LUXEMBOURG — Russian leader Vladimir Putin should be blocked from taking part in high-stakes negotiations designed to freeze the war in Ukraine, one of Europe’s top diplomats warned after U.S. President Donald Trump touted Hungary as a host country.
Ahead of a meeting of EU member countries in Luxembourg on Monday, Lithuanian Foreign Minister Kęstutis Budrys blasted plans for the talks, which would mark Putin’s first trip to an EU country since he launched the full-scale invasion in February 2022. “I cannot imagine him crossing our airspace,” Budrys said.

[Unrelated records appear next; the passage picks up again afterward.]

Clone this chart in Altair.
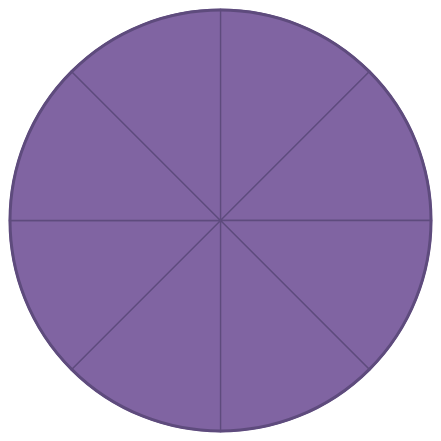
import altair as alt
import pandas as pd

slices = ["1", "2", "3", "4", "5", "6", "7", "8"]
values = [1, 1, 1, 1, 1, 1, 1, 1]

df = pd.DataFrame({"slice": slices, "value": values, "order": list(range(8))})

base = alt.Chart(df)
pie = base.mark_arc(radius=211, fill="#8064A2", stroke="#5E4B7D", strokeWidth=1.3).encode(
    theta=alt.Theta("value:Q", stack=True),
    order=alt.Order("order:Q"),
)
ring_df = pd.DataFrame({"value": [sum(values)]})
ring = alt.Chart(ring_df).mark_arc(radius=210.5, fillOpacity=0, stroke="#5E4B7D", strokeWidth=3).encode(
    theta=alt.Theta("value:Q")
)

chart = (pie + ring).properties(
    width=425, height=425, padding=0, autosize=alt.AutoSizeParams(type="none")
).configure_view(stroke=None)

chart.save("out.html", embed_options={"renderer": "svg", "actions": False})
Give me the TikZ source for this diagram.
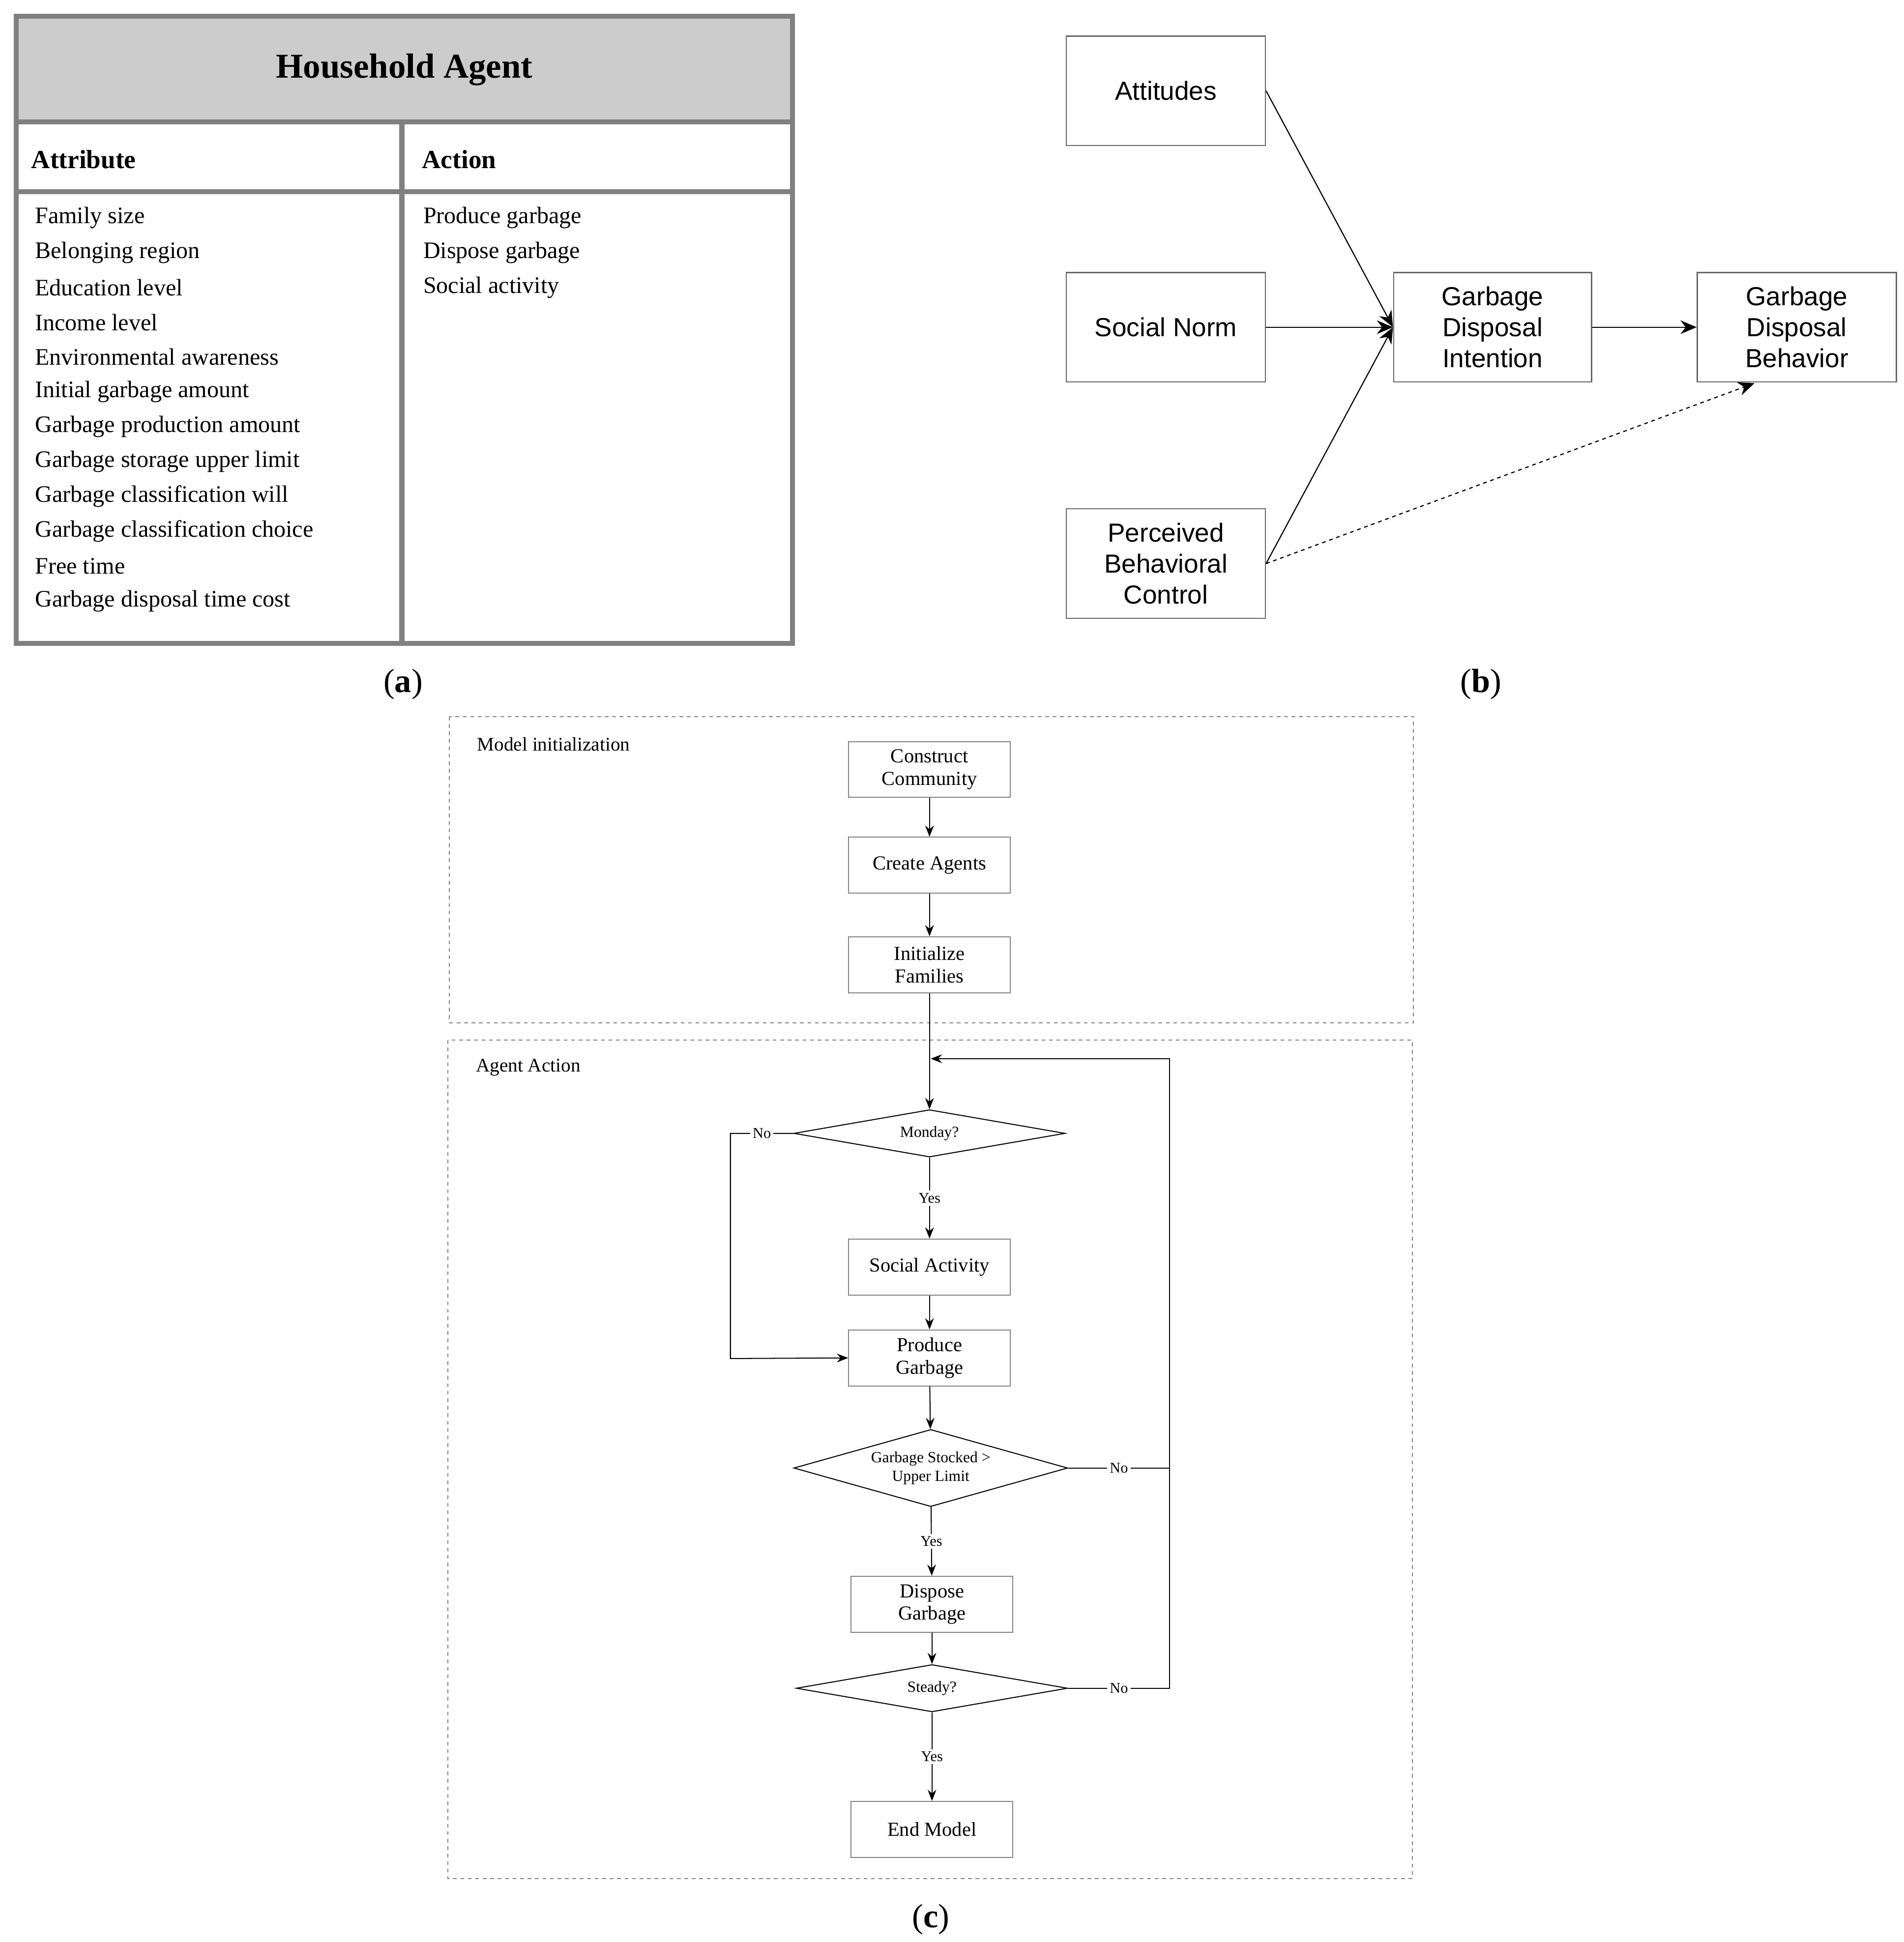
\documentclass[tikz,border=0pt]{standalone}
\usepackage{fontspec}
\setmainfont{Liberation Serif}
\newfontfamily\sff{Liberation Sans}
\usetikzlibrary{shapes.geometric,arrows.meta}
\definecolor{bord}{HTML}{808080}
\definecolor{hdr}{HTML}{CCCCCC}
\begin{document}
\begin{tikzpicture}[x=1pt,y=-1pt,
  bbox/.style={draw=black!60,line width=1pt,minimum width=160pt,minimum height=88pt,align=center,font=\sff\fontsize{21}{25}\selectfont,inner sep=2pt},
  fbox/.style={draw=bord,line width=0.8pt,minimum width=130pt,minimum height=45pt,align=center,font=\fontsize{16}{18}\selectfont,inner sep=1pt},
  dia/.style={draw=black,line width=0.8pt,diamond,inner sep=0pt,align=center,font=\fontsize{12.5}{15}\selectfont},
  lab/.style={fill=white,font=\fontsize{12}{13}\selectfont,inner sep=2pt},
  arr/.style={-{Stealth[length=13pt,width=11pt]},line width=0.9pt},
  farr/.style={-{Stealth[length=9pt,width=7pt]},line width=0.8pt},
  item/.style={anchor=west,font=\fontsize{19}{21}\selectfont,inner sep=0pt}]
\useasboundingbox (0,0) rectangle (1530,1561);
% (a)
\fill[hdr] (13,13) rectangle (637,98);
\draw[bord,line width=4pt] (13,13) rectangle (637,517);
\draw[bord,line width=4pt] (13,98) -- (637,98);
\draw[bord,line width=4pt] (13,154) -- (637,154);
\draw[bord,line width=4pt] (323,98) -- (323,517);
\node[font=\bfseries\fontsize{28}{30}\selectfont] (ttl) at (325,56) {Household Agent};
\node[item,font=\bfseries\fontsize{21}{23}\selectfont] (att) at (25,128) {Attribute};
\node[item,font=\bfseries\fontsize{21}{23}\selectfont] (act) at (339,128) {Action};
\foreach \t [count=\i from 0] in {Family size,Belonging region,Education level,Income level,Environmental awareness,Initial garbage amount,Garbage production amount,Garbage storage upper limit,Garbage classification will,Garbage classification choice,Free time,Garbage disposal time cost}
  \node[item] (a\i) at (28,175+28*\i) {\t};
\foreach \t [count=\i from 0] in {Produce garbage,Dispose garbage,Social activity}
  \node[item] (b\i) at (340,175+28*\i) {\t};
\node[font=\fontsize{27}{29}\selectfont] (la) at (324,550) {(\textbf{a})};
% (b)
\node[bbox] (att2) at (937,73) {Attitudes};
\node[bbox] (sn) at (937,263) {Social Norm};
\node[bbox] (pbc) at (937,453) {Perceived\\Behavioral\\Control};
\node[bbox,minimum width=159pt] (gdi) at (1199.5,263) {Garbage\\Disposal\\Intention};
\node[bbox] (gdb) at (1444,263) {Garbage\\Disposal\\Behavior};
\draw[arr] (att2.east) -- (gdi.west);
\draw[arr] (sn.east) -- (gdi.west);
\draw[arr] (pbc.east) -- (gdi.west);
\draw[arr] (gdi.east) -- (gdb.west);
\draw[arr,dashed] (pbc.east) -- (1410,308);
\node[font=\fontsize{27}{29}\selectfont] (lb) at (1190,550) {(\textbf{b})};
% (c)
\draw[bord,dashed,line width=0.8pt] (361,576) rectangle (1136,822);
\draw[bord,dashed,line width=0.8pt] (360,836) rectangle (1135,1510);
\node[anchor=west,font=\fontsize{15.5}{17}\selectfont] (mi) at (380,598) {Model initialization};
\node[anchor=west,font=\fontsize{15.5}{17}\selectfont] (aa) at (379,858) {Agent Action};
\node[fbox] (cc) at (747,618.5) {Construct\\Community};
\node[fbox] (ca) at (747,695.5) {Create Agents};
\node[fbox] (if) at (747,775.5) {Initialize\\Families};
\node[dia,aspect=5.7,minimum width=218pt,minimum height=38pt] (mon) at (747,911) {Monday?};
\node[fbox] (sa) at (747,1018.5) {Social Activity};
\node[fbox] (pg) at (747,1091.5) {Produce\\Garbage};
\node[dia,aspect=3.55,minimum width=220pt,minimum height=62pt] (gs) at (748,1180) {Garbage Stocked >\\Upper Limit};
\node[fbox] (dg) at (749,1289.5) {Dispose\\Garbage};
\node[dia,aspect=5.7,minimum width=218pt,minimum height=38pt] (st) at (749,1357) {Steady?};
\node[fbox] (em) at (749,1470.5) {End Model};
\draw[farr] (cc) -- (ca);
\draw[farr] (ca) -- (if);
\draw[farr] (if) -- (mon);
\draw[farr] (mon) -- node[lab]{Yes} (sa);
\draw[farr] (sa) -- (pg);
\draw[farr] (pg) -- (gs);
\draw[farr] (gs) -- node[lab]{Yes} (dg);
\draw[farr] (dg) -- (st);
\draw[farr] (st) -- node[lab]{Yes} (em);
\coordinate (j) at (748,851);
\coordinate (r1) at (940,1180);
\coordinate (r2) at (940,1357);
\coordinate (r0) at (940,851);
\coordinate (l1) at (587,911);
\coordinate (l2) at (587,1092);
\draw[line width=0.8pt] (gs.east) -- node[lab,pos=0.5]{No} (r1);
\draw[line width=0.8pt] (st.east) -- node[lab,pos=0.5]{No} (r2) -- (r1);
\draw[farr] (r1) -- (r0) -- (j);
\draw[farr] (mon.west) -- node[lab]{No} (l1) -- (l2) -- (pg.west);
\node[font=\fontsize{27}{29}\selectfont] (lc) at (748,1543) {(\textbf{c})};
\end{tikzpicture}
\end{document}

“There is no place for war criminals in Europe,” he said. “The only place for Putin in Europe, that’s in The Hague, in front of the tribunal, not in any of our capitals.”
Asked whether the refusal to support the potential summit, brokered by the White House, would risk angering Trump, Budrys said only that “there are other ways, you know, if he wants to get there, but I would look for alternatives as well.”
Hungarian Prime Minister Viktor Orbán has carefully cultivated ties with both Putin and Trump, and has enthusiastically endorsed plans for his country to host the summit.
Meanwhile, the EU’s foreign affairs chief Kaja Kallas said plans for Putin — who is wanted by the International Criminal Court on war crimes charges — to come to Budapest are “not nice to see.”
However, she went on, “America has a lot of strength to pressure Russia to come to the negotiation table; if they use that, [then] of course, this is good.”
French Foreign Minister Jean-Noël Barrot added the talks could make sense, but only if they lead to an “immediate ceasefire.”
The European Commission has hinted that airspace restrictions preventing Russian diplomats from traveling to much of the continent could be relaxed to allow Putin to take part in the talks.
POLITICO reported Monday that Trump had told Ukrainian President Volodymyr Zelenskyy that he will “try to end this [war] on the current line” of military contact, rather than push for Kyiv to give up territory in the Donbas that Moscow’s forces have been unable to conquer on the battlefield.